OAS Urges Mexico to Redouble Ayotzinapa Massacre Investigation

  • Protesters holding signs that read

    Protesters holding signs that read "We are missing 43" in Mexico City | Photo: Reuters

Published 30 July 2016

The Human Rights Commission called the Mexican government to work harder to find the 43 missing students from Ayotzinapa since 2014.

The Inter-American Commission on Human Rights approved a special mechanism for monitoring the case of the 43 missing students in Ayotzinapa on Friday, urging the government to redouble its efforts in the investigation.

After Nearly 2 Years, Families Still Struggle for Ayotzinapa 43

The new mechanism will be coordinated by the the Commission’s Rapporteur for Mexico James Cavallaro and will include a team of technical advisers that will visit Mexico on three different occasions during the investigation, with the possibility of a fourth visit.

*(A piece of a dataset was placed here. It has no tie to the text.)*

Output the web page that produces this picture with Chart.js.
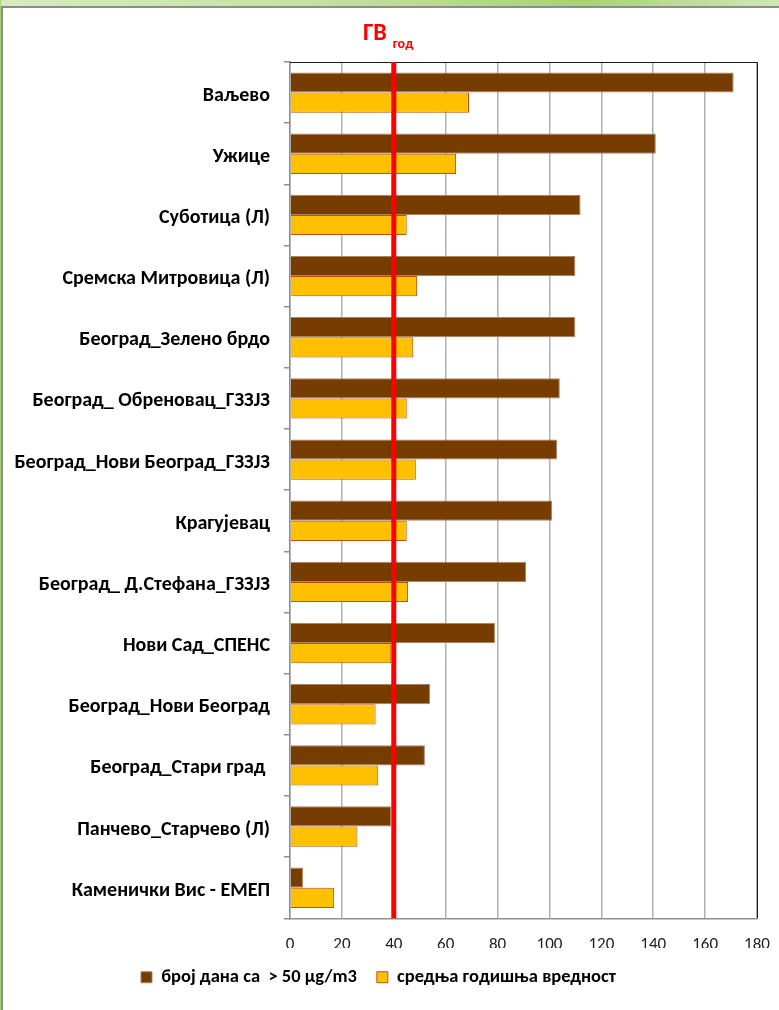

They will have complete access to the files and other sources of information, according to the commission.

The families of the victims argue the state should stop focusing on the hypothesis the students’ bodies were thrown into a garbage dump, where investigators found the remains of one of the missing students.

Many of the Ayotzinapa parents as well as the Interdisciplinary Group of Independent Experts, or the GIEI, have accused Mexican police of involvement in the Sept. 26, 2014 disappearance of 43 students from the training school of Ayotzinapa in Iguala, Guerrero State. The police also stand accused of killing six other people and injuring 25.

Ayotzinapa Student Tortured Before Death: New Autopsy

The GIEI have also suggested there is evidence of torture as well as security protocols being violated during the safeguarding of the crime scene.

One hundred and twenty six police and municipality officers and alleged hitmen have been detained in relation to the case, which has marred the administration of President Enrique Peña Nieto as parents and friends of the students, trade unions and grassroots organizations continue to organize protests against the Mexican government. The case of Ayotzinapa has also resulted in a widespread critique of violence, human rights abuses, impunity and corruption in Mexico over the course of the investigation.